● Requirements
Extract exactly those lines that lie between the start of the material and the line with "import * as", including both boundary lines and no others.

● Information shown
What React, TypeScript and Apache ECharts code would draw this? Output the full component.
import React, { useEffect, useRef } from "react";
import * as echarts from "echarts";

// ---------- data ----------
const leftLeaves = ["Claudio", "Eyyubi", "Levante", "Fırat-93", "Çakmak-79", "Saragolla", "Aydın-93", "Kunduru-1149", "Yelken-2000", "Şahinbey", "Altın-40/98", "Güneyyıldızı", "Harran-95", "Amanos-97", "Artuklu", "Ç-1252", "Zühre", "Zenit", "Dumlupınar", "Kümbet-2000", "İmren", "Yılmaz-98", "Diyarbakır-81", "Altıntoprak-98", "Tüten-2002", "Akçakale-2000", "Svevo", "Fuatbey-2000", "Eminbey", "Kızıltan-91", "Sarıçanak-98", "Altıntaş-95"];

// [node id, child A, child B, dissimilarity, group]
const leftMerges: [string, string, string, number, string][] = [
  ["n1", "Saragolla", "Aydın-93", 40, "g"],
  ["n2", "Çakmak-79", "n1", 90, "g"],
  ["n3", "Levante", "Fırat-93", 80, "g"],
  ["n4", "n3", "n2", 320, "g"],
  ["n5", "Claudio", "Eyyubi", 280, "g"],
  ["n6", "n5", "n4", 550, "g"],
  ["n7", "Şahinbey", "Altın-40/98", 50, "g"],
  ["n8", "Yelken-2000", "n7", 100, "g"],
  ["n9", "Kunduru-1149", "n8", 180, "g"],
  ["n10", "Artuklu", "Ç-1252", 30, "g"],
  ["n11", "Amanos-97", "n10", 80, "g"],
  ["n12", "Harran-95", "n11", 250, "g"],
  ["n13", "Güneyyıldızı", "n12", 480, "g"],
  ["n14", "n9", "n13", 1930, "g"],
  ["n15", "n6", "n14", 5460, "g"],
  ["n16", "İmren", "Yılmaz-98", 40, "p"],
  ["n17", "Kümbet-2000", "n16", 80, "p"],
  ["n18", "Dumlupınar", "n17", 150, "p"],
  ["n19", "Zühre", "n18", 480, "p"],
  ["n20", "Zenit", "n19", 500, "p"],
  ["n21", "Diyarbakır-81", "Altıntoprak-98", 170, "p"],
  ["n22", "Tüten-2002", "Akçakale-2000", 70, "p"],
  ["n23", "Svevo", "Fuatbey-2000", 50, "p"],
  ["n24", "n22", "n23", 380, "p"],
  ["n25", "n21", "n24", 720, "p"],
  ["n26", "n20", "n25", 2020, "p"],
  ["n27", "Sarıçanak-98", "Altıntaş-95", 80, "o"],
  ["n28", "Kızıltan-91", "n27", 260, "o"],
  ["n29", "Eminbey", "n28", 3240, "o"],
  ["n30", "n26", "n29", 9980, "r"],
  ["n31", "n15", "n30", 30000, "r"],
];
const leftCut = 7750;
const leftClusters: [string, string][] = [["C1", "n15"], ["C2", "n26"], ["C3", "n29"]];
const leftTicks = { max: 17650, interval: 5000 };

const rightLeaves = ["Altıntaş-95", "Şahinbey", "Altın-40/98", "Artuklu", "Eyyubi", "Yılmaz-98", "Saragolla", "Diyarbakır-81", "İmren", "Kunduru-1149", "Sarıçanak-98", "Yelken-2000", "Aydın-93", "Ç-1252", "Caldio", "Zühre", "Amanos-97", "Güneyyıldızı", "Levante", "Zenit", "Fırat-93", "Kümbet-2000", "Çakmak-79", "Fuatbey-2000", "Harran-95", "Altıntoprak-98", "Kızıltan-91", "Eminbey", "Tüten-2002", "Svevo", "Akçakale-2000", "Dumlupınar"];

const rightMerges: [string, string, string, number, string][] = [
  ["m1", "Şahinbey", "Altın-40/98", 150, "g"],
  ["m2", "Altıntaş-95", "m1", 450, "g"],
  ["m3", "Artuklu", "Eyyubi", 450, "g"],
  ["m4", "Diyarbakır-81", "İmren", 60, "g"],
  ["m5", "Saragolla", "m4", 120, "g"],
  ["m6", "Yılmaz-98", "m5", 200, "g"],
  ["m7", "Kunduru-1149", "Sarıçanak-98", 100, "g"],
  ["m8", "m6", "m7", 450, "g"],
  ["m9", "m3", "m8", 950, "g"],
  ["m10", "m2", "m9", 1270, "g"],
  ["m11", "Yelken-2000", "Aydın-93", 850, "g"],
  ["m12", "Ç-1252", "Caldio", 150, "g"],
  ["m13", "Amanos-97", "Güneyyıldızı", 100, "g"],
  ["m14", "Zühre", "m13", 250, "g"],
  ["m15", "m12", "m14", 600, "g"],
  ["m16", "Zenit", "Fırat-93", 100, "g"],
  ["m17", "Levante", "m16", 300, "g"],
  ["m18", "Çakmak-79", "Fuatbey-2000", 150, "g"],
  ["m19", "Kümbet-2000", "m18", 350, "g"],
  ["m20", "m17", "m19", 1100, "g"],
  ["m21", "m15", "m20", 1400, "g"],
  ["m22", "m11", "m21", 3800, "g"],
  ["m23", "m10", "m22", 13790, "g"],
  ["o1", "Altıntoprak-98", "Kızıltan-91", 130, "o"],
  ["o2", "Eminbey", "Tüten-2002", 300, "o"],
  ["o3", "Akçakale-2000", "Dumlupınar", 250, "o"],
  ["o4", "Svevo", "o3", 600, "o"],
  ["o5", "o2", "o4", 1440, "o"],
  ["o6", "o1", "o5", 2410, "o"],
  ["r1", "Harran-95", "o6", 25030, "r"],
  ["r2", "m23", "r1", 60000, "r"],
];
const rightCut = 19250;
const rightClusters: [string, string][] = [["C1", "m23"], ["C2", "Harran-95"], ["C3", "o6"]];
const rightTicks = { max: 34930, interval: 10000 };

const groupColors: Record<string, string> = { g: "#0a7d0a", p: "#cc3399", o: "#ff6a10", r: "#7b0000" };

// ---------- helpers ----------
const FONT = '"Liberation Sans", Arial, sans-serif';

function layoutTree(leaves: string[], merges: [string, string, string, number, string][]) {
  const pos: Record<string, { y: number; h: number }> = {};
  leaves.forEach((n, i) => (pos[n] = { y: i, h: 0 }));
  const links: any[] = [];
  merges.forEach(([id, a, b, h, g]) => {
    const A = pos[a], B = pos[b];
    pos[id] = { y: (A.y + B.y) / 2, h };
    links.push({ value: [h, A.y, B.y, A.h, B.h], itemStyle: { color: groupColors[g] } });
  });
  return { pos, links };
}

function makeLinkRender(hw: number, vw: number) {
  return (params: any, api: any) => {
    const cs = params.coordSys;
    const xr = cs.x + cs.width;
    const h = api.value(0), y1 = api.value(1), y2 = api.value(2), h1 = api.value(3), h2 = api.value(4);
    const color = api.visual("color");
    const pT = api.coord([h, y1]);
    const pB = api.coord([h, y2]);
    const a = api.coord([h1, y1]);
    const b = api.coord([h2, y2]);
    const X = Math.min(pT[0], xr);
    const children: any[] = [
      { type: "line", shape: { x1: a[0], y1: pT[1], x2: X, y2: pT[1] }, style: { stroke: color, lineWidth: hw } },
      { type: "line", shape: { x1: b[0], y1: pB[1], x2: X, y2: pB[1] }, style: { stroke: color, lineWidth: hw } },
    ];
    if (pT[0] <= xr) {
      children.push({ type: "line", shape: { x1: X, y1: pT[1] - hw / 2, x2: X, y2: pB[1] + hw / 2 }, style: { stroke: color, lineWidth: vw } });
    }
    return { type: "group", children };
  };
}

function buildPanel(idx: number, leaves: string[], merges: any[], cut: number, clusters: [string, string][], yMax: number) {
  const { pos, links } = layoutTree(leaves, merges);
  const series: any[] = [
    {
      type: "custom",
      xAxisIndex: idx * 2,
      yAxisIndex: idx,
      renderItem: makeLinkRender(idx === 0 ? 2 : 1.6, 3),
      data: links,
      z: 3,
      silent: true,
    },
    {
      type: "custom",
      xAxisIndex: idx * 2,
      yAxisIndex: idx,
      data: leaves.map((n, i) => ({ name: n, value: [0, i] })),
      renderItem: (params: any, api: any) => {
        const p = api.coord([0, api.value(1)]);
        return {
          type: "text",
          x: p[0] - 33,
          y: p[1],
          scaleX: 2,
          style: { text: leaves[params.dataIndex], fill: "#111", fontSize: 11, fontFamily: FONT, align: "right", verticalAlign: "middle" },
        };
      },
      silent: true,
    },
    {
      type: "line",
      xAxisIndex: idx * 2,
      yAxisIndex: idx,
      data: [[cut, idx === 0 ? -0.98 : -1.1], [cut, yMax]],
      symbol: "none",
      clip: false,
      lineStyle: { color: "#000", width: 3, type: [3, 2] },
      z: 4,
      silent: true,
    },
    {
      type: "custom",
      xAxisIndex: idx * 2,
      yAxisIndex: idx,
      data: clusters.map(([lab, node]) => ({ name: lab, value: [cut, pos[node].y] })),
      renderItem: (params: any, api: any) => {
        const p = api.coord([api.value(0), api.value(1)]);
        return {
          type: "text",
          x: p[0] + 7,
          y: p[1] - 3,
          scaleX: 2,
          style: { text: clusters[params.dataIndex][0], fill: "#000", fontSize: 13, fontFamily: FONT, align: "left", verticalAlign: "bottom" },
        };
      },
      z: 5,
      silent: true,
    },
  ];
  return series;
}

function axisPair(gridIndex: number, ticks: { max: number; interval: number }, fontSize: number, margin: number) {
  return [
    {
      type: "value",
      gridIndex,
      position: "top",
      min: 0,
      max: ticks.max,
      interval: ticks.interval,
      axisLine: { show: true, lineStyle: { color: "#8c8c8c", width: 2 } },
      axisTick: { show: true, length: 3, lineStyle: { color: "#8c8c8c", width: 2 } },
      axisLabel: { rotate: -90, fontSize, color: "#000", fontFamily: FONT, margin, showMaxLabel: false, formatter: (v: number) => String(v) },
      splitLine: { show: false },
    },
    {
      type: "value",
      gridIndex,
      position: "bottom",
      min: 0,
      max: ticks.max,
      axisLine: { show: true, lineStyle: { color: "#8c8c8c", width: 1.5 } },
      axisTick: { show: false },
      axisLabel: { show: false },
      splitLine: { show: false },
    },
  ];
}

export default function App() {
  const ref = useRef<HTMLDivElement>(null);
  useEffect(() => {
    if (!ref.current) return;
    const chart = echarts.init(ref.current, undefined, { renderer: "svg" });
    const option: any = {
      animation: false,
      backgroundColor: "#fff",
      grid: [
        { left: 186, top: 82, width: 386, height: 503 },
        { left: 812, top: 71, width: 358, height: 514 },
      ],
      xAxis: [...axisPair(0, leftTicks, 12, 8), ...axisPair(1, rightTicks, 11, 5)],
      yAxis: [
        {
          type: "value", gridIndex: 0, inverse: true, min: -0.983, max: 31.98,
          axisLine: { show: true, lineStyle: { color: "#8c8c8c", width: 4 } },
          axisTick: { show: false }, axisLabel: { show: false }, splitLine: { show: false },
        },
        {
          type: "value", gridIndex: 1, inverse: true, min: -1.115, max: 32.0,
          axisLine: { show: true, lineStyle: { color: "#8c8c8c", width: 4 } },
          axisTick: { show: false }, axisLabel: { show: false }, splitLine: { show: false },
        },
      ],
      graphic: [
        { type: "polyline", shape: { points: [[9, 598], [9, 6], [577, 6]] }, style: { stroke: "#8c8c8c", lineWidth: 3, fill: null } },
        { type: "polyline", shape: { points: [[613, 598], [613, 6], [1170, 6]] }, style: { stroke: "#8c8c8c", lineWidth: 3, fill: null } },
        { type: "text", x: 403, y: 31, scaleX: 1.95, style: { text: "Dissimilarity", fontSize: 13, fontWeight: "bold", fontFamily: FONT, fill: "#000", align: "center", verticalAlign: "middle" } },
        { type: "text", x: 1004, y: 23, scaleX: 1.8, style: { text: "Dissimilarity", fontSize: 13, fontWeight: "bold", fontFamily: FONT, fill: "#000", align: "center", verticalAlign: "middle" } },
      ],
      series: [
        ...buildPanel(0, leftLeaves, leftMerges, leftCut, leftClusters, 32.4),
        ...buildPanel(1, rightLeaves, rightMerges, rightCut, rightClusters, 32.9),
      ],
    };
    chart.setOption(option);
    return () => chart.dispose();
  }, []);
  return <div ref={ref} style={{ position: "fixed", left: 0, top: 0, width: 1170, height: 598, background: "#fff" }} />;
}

● Output of the exercise
What React, TypeScript and Apache ECharts code would draw this? Output the full component.
import React, { useEffect, useRef } from "react";
import * as echarts from "echarts";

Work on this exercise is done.